Metrics. To measure the program’s performance and assess implementation, as with any program, human rights/ESG increasingly rely on metrics and key performance indicators. The OHCHR, in its Interpretive Guide (at 53 & 56), supports that approach. Metrics and KPIs are important to different stakeholders, for different reasons. They are important to boards and the C-Suite in creating confidence that the program is in place and functioning as intended. They are important management tools, allowing an assessment into whether the program is working to achieve its desired goals, which aspects are performing as they should, and which may need strengthening. Metrics and KPIs also can assist discrete functional units or employees who may contribute to elements of a program, promoting ownership and buy-in. Companies also are using compliance KPIs as performance measurement and compensation tools for individual officers and employees.
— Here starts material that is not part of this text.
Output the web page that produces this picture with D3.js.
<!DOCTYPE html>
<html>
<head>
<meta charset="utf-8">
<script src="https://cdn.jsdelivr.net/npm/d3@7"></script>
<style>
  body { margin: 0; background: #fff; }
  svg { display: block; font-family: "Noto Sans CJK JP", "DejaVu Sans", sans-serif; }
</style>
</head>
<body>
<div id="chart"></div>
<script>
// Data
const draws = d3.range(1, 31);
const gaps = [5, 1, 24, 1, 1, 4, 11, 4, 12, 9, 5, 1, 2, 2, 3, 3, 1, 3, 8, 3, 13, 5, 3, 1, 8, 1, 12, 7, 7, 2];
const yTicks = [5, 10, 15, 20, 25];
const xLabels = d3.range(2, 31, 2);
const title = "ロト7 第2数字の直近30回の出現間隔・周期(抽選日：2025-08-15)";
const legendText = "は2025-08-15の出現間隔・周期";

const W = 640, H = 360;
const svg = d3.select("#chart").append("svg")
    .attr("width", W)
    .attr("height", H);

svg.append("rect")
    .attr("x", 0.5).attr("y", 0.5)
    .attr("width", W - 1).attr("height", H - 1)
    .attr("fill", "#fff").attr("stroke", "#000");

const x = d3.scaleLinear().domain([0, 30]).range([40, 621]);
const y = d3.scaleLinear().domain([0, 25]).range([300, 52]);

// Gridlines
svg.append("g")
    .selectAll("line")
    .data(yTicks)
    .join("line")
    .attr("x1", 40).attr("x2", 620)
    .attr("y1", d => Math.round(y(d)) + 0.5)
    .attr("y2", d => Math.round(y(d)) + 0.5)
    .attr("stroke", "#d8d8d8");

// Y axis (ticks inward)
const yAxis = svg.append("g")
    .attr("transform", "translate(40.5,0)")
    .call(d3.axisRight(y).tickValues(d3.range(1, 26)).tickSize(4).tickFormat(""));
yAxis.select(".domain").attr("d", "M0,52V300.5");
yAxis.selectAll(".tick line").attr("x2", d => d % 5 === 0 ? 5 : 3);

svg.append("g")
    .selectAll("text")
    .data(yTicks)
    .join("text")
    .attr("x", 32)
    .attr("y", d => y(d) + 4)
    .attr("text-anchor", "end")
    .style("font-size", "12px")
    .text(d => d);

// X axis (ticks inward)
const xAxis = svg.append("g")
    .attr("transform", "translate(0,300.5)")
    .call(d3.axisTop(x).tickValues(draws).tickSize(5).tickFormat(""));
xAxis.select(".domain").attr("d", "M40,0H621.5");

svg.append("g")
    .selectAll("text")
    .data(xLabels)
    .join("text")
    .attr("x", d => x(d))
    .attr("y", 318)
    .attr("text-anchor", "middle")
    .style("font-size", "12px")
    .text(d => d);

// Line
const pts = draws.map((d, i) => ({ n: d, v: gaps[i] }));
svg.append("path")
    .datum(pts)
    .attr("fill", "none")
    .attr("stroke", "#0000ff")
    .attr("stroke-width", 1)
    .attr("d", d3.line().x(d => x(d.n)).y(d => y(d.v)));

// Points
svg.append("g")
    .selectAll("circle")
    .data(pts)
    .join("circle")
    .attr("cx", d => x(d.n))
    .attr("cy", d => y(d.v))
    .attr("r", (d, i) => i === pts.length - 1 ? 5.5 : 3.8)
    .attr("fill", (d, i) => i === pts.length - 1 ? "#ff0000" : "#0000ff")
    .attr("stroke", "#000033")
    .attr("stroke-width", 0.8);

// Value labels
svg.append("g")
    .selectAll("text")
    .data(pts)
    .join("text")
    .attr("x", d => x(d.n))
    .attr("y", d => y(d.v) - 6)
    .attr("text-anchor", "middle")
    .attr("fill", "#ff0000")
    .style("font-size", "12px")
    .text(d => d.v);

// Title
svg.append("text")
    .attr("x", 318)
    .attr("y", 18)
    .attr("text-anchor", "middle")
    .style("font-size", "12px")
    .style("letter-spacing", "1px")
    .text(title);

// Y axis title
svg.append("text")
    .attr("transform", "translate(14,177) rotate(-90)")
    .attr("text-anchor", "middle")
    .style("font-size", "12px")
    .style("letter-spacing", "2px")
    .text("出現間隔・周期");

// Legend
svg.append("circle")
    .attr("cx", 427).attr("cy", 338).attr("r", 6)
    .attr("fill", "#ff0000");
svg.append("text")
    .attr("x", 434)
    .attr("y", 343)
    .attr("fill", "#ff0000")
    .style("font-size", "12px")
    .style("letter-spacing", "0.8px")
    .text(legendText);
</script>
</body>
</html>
KPIs and metrics are also clearly important to external stakeholders, who seek evidence of a program’s robustness and effectiveness. They also are frequently referenced and used in the overabundance of benchmarking tools and services. Finally, as disclosure and reporting obligations increase, metrics will be critical to a company’s ability to substantiate those disclosures, thereby mitigating risks of litigation, and companies can expect that regulators, particularly securities regulators, will require disclosure that is standards- or metrics-based. As of today there is a variety of ESG ratings and ESG-related tools and services available in the market. Although the subject of selecting and presenting organizationally appropriate human rights/ESG metrics deserves an entirely separate post, we note for now that many companies start modestly, and gradually enhance their approach over time.
Conclusion
The governance of any compliance program, including human rights/ESG, is vital to its effectiveness. As with all other areas of human rights/ESG compliance programs, much can be learned and leveraged from anti-corruption and other international regulatory compliance programs. Further posts will consider human rights/ESG-related litigation, training, policies and procedures, due diligence, risk assessments and program testing, grievance mechanisms and investigations, and reporting.[1] This will be treated as part of a subsequent posting on litigation trends.